Report on Galeras (Colombia) — 17 September-23 September 2008
Smithsonian / US Geological Survey Weekly Volcanic Activity Report, 17 September-23 September 2008
Managing Editor: Sally Kuhn Sennert
Please cite this report as:
Global Volcanism Program, 2008. Report on Galeras (Colombia). In: Sennert, S K (ed.), Weekly Volcanic Activity Report, 17 September-23 September 2008. Smithsonian Institution and US Geological Survey.
1.22°N, 77.37°W; summit elev. 4276 m
All times are local (unless otherwise noted)

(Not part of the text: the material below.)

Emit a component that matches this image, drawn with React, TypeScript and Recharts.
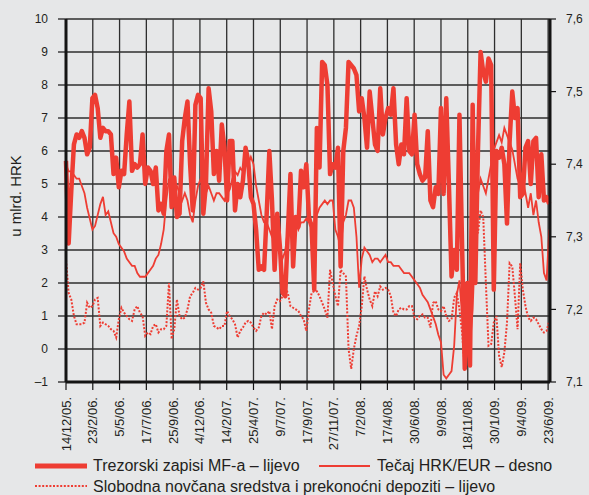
import { CartesianGrid, Line, LineChart, XAxis, YAxis } from "recharts";

const RED = "#ee3d33";
const INK = "#231f20";
const AXIS = "#141414";
const GRID = "#2e2e2e";
const BG = "#e6e7e8";
const FONT = "'Liberation Sans', Arial, Helvetica, sans-serif";

// tick dates, 71 days apart
const tickLabels = [
  "14/12/05.", "23/2/06.", "5/5/06.", "17/7/06.", "25/9/06.", "4/12/06.", "14/2/07.",
  "25/4/07.", "9/7/07.", "17/9/07.", "27/11/07.", "7/2/08.", "17/4/08.", "30/6/08.",
  "9/9/08.", "18/11/08.", "30/1/09.", "9/4/09.", "23/6/09.",
];
const tickDays = tickLabels.map((_, i) => i * 71);

const leftTicks = [-1, 0, 1, 2, 3, 4, 5, 6, 7, 8, 9, 10];
const rightTicks = [7.1, 7.2, 7.3, 7.4, 7.5, 7.6];

// weekly readings from 14/12/05, u mlrd. HRK
const trezorski = [
  5.7, 3.2, 4.8, 6.2, 6.5, 6.4, 6.6, 6.4, 5.9, 6.1,
  7.6, 7.7, 7.3, 6.4, 6.7, 6.6, 6.6, 6.5, 5.3, 5.8,
  4.9, 5.4, 5.3, 6.5, 7.5, 5.4, 5.6, 5.5, 5.6, 6.5,
  5.0, 5.5, 5.4, 5.0, 5.5, 4.2, 4.4, 4.1, 6.0, 6.5,
  4.3, 5.2, 4.0, 4.1, 6.3, 7.0, 7.5, 5.6, 4.2, 7.4,
  7.7, 7.6, 4.1, 5.0, 7.9, 7.2, 5.3, 6.0, 5.1, 6.8,
  6.1, 4.5, 6.3, 6.3, 4.2, 5.0, 4.6, 5.1, 6.1, 5.7,
  4.6, 4.4, 3.6, 2.4, 2.5, 2.4, 4.1, 6.0, 4.5, 2.4,
  4.1, 3.1, 1.7, 1.6, 3.5, 5.3, 2.5, 4.0, 3.7, 5.4,
  4.9, 5.6, 4.0, 3.7, 1.8, 6.7, 5.5, 8.7, 8.6, 8.0,
  5.3, 5.6, 5.5, 6.1, 2.5, 6.0, 6.7, 8.7, 8.6, 8.5,
  8.3, 7.2, 7.6, 7.0, 6.1, 7.8, 7.0, 6.2, 6.0, 7.9,
  6.5, 7.0, 7.3, 7.1, 7.9, 6.2, 5.6, 6.2, 5.9, 7.6,
  6.0, 5.9, 7.1, 5.6, 5.3, 5.1, 5.2, 6.6, 4.5, 4.3,
  4.9, 4.7, 7.3, 4.7, 7.6, 5.0, 2.2, 3.0, 2.4, 7.1,
  3.1, -0.6, 2.0, -0.5, 7.4, 2.0, 6.0, 9.0, 8.4, 8.1,
  8.8, 8.6, 1.8, 6.0, 5.8, 6.1, 5.6, 3.8, 6.3, 7.8,
  7.0, 7.3, 4.6, 4.7, 6.1, 6.3, 5.0, 6.3, 6.4, 4.6,
  5.9, 4.5, 4.6, 4.4,
];

// HRK/EUR, right axis
const tecaj = [
  7.40, 7.39, 7.39, 7.385, 7.38, 7.38, 7.37, 7.36, 7.34, 7.325,
  7.31, 7.315, 7.33, 7.345, 7.355, 7.33, 7.335, 7.32, 7.305, 7.30,
  7.29, 7.285, 7.28, 7.27, 7.265, 7.26, 7.26, 7.25, 7.245, 7.245,
  7.245, 7.25, 7.255, 7.26, 7.27, 7.275, 7.29, 7.31, 7.35, 7.38,
  7.37, 7.36, 7.37, 7.36, 7.35, 7.36, 7.35, 7.33, 7.32, 7.35,
  7.37, 7.38, 7.37, 7.36, 7.37, 7.36, 7.35, 7.36, 7.36, 7.355,
  7.35, 7.36, 7.365, 7.38, 7.39, 7.385, 7.395, 7.39, 7.40, 7.40,
  7.41, 7.40, 7.37, 7.35, 7.33, 7.32, 7.32, 7.31, 7.30, 7.30,
  7.295, 7.28, 7.27, 7.28, 7.31, 7.32, 7.325, 7.32, 7.31, 7.32,
  7.32, 7.325, 7.32, 7.32, 7.315, 7.33, 7.34, 7.345, 7.35, 7.345,
  7.35, 7.35, 7.31, 7.30, 7.285, 7.32, 7.33, 7.35, 7.35, 7.34,
  7.30, 7.23, 7.27, 7.285, 7.28, 7.275, 7.265, 7.27, 7.27, 7.265,
  7.27, 7.275, 7.265, 7.265, 7.26, 7.26, 7.26, 7.255, 7.25, 7.25,
  7.25, 7.245, 7.24, 7.235, 7.23, 7.22, 7.215, 7.21, 7.20, 7.19,
  7.18, 7.165, 7.155, 7.11, 7.105, 7.11, 7.115, 7.15, 7.22, 7.24,
  7.19, 7.15, 7.14, 7.15, 7.20, 7.30, 7.36, 7.38, 7.37, 7.36,
  7.38, 7.40, 7.42, 7.43, 7.44, 7.43, 7.45, 7.44, 7.43, 7.42,
  7.40, 7.38, 7.37, 7.38, 7.36, 7.34, 7.36, 7.33, 7.35, 7.32,
  7.30, 7.25, 7.24, 7.31,
];

// free funds and overnight deposits, left axis
const slobodna = [
  2.7, 1.7, 1.5, 1.0, 0.75, 0.75, 0.75, 0.8, 1.4, 1.25,
  1.3, 1.5, 1.55, 0.7, 0.8, 0.75, 0.7, 0.6, 0.55, 0.35,
  0.9, 1.25, 1.1, 1.0, 0.9, 0.85, 1.2, 1.3, 1.1, 1.0,
  0.4, 0.5, 0.45, 0.7, 0.75, 0.5, 0.6, 0.6, 0.7, 2.0,
  0.3, 0.6, 1.5, 1.0, 0.9, 0.95, 1.2, 1.6, 1.7, 1.85,
  1.8, 1.85, 2.05, 1.4, 1.2, 1.1, 0.7, 0.65, 0.6, 0.7,
  0.7, 1.15, 1.0, 0.9, 0.75, 0.35, 0.55, 0.65, 0.8, 0.85,
  0.8, 0.65, 0.55, 0.65, 1.0, 1.1, 1.05, 1.15, 0.6, 1.3,
  1.5, 1.45, 1.6, 1.85, 1.7, 1.3, 1.25, 1.2, 1.15, 1.0,
  0.9, 0.55, 1.2, 1.7, 1.75, 1.75, 1.6, 1.4, 1.2, 0.95,
  2.4, 2.0, 1.6, 1.3, 2.4, 2.3, 2.2, 0.0, -0.6, 0.0,
  0.4, 0.7, 1.3, 2.2, 1.8, 1.5, 1.3, 1.75, 1.6, 1.9,
  1.8, 1.85, 1.8, 1.6, 1.1, 1.0, 1.2, 1.25, 1.2, 1.2,
  1.3, 1.3, 0.95, 0.9, 1.0, 1.05, 0.95, 0.95, 0.65, 1.4,
  1.45, 1.2, 1.15, 1.3, 1.0, 0.85, 0.9, 1.55, 1.7, 1.2,
  0.5, -0.6, 0.0, 1.0, 2.5, 4.3, 3.5, 4.2, 4.0, 2.0,
  0.1, 0.15, 0.8, 1.0, -0.2, -0.55, -0.1, 0.8, 2.6, 2.5,
  1.6, 0.6, 2.6, 1.8, 1.3, 0.95, 0.85, 0.95, 0.9, 0.75,
  0.6, 0.5, 0.55, 0.85,
];

const rows = trezorski.map((v, i) => ({
  day: i * 7,
  trezorski: v,
  tecaj: tecaj[i],
  slobodna: slobodna[i],
}));

function DateTick(props: any) {
  const { x, y, payload } = props;
  const label = tickLabels[tickDays.indexOf(payload.value)];
  return (
    <text
      x={x}
      y={y}
      transform={`rotate(-90 ${x} ${y})`}
      textAnchor="end"
      dy="0.35em"
      fill={INK}
      fontSize={13}
      fontFamily={FONT}
    >
      {label}
    </text>
  );
}

const tickStyle = { fontSize: 12, fill: INK, fontFamily: FONT };

export default function App() {
  return (
    <div style={{ position: "absolute", left: 0, top: 0, width: 589, height: 495, background: BG, overflow: "hidden" }}>
      <LineChart width={589} height={495} data={rows} margin={{ top: 19, right: 0, bottom: 40, left: 0 }}>
        <CartesianGrid yAxisId="l" stroke={GRID} strokeWidth={1.3} fill="none" />
        <XAxis
          dataKey="day"
          type="number"
          domain={[0, 1283]}
          ticks={tickDays}
          interval={0}
          height={73}
          tickSize={8}
          tickMargin={7}
          axisLine={{ stroke: AXIS, strokeWidth: 3 }}
          tickLine={{ stroke: AXIS, strokeWidth: 1.2 }}
          tick={(p: any) => <DateTick {...p} />}
        />
        <YAxis
          yAxisId="l"
          domain={[-1, 10]}
          ticks={leftTicks}
          interval={0}
          width={66}
          tickSize={8}
          tickMargin={10}
          allowDataOverflow
          axisLine={{ stroke: AXIS, strokeWidth: 3 }}
          tickLine={{ stroke: AXIS, strokeWidth: 1.2 }}
          tick={tickStyle}
          tickFormatter={(v: number) => (v < 0 ? `–${Math.abs(v)}` : `${v}`)}
        />
        <YAxis
          yAxisId="r"
          orientation="right"
          domain={[7.1, 7.6]}
          ticks={rightTicks}
          interval={0}
          width={39}
          tickSize={6}
          tickMargin={10}
          allowDataOverflow
          axisLine={{ stroke: AXIS, strokeWidth: 3 }}
          tickLine={{ stroke: AXIS, strokeWidth: 1.2 }}
          tick={tickStyle}
          tickFormatter={(v: number) => v.toFixed(1).replace(".", ",")}
        />
        <Line
          yAxisId="l"
          type="linear"
          dataKey="slobodna"
          stroke={RED}
          strokeWidth={2}
          strokeDasharray="2 1.6"
          dot={false}
          isAnimationActive={false}
        />
        <Line
          yAxisId="r"
          type="linear"
          dataKey="tecaj"
          stroke={RED}
          strokeWidth={1.8}
          dot={false}
          isAnimationActive={false}
        />
        <Line
          yAxisId="l"
          type="linear"
          dataKey="trezorski"
          stroke={RED}
          strokeWidth={4.5}
          strokeLinejoin="round"
          dot={false}
          isAnimationActive={false}
        />
      </LineChart>
      <svg
        width={589}
        height={495}
        style={{ position: "absolute", left: 0, top: 0, pointerEvents: "none" }}
        fontFamily={FONT}
        fill={INK}
      >
        <text x={20.5} y={196} transform="rotate(-90 20.5 196)" textAnchor="middle" fontSize={15}>
          u mlrd. HRK
        </text>
        <line x1={35} x2={87} y1={466} y2={466} stroke={RED} strokeWidth={5} />
        <text x={93} y={471} fontSize={16}>Trezorski zapisi MF-a – lijevo</text>
        <line x1={319} x2={370} y1={466} y2={466} stroke={RED} strokeWidth={2} />
        <text x={377} y={471} fontSize={16}>Tečaj HRK/EUR – desno</text>
        <line x1={35} x2={87} y1={486} y2={486} stroke={RED} strokeWidth={2} strokeDasharray="2 1.6" />
        <text x={93} y={492} fontSize={16}>Slobodna novčana sredstva i prekonoćni depoziti – lijevo</text>
      </svg>
    </div>
  );
}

INGEOMINAS reported that incandescence was observed in Galeras's crater during an overflight on 19 September. Thermal images revealed a significant anomaly from the cone in the main crater that measured 550 degrees Celsius; other anomalies on the sides of the cone measured 270 degrees Celsius. Sulfur dioxide values were near 8,200 tonnes. Further measurements during 19-23 September revealed temperatures between 500 and 600 degrees Celsius and sulfur dioxide values between 3,000 and 5,200 tonnes.

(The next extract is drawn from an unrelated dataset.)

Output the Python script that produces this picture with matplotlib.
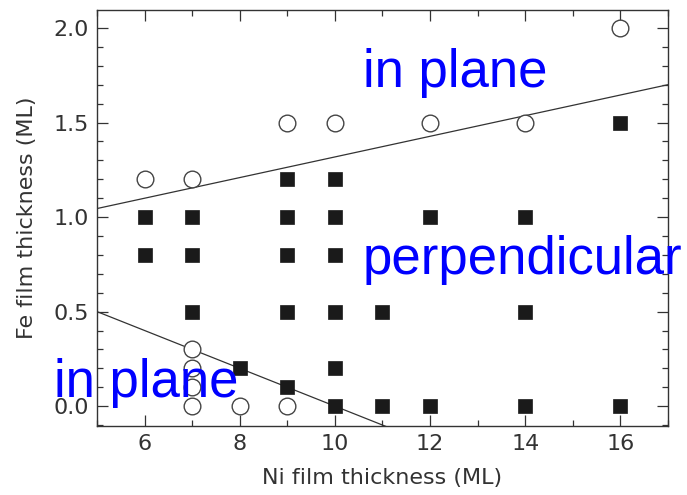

Geologic Background. Galeras, a stratovolcano with a large breached caldera located immediately west of the city of Pasto, is one of Colombia's most frequently active volcanoes. The dominantly andesitic complex has been active for more than 1 million years, and two major caldera collapse eruptions took place during the late Pleistocene. Long-term extensive hydrothermal alteration has contributed to large-scale edifice collapse on at least three occasions, producing debris avalanches that swept to the west and left a large horseshoe-shaped caldera inside which the modern cone has been constructed. Major explosive eruptions since the mid-Holocene have produced widespread tephra deposits and pyroclastic flows that swept all but the southern flanks. A central cone slightly lower than the caldera rim has been the site of numerous small-to-moderate historical eruptions since the time of the Spanish conquistadors.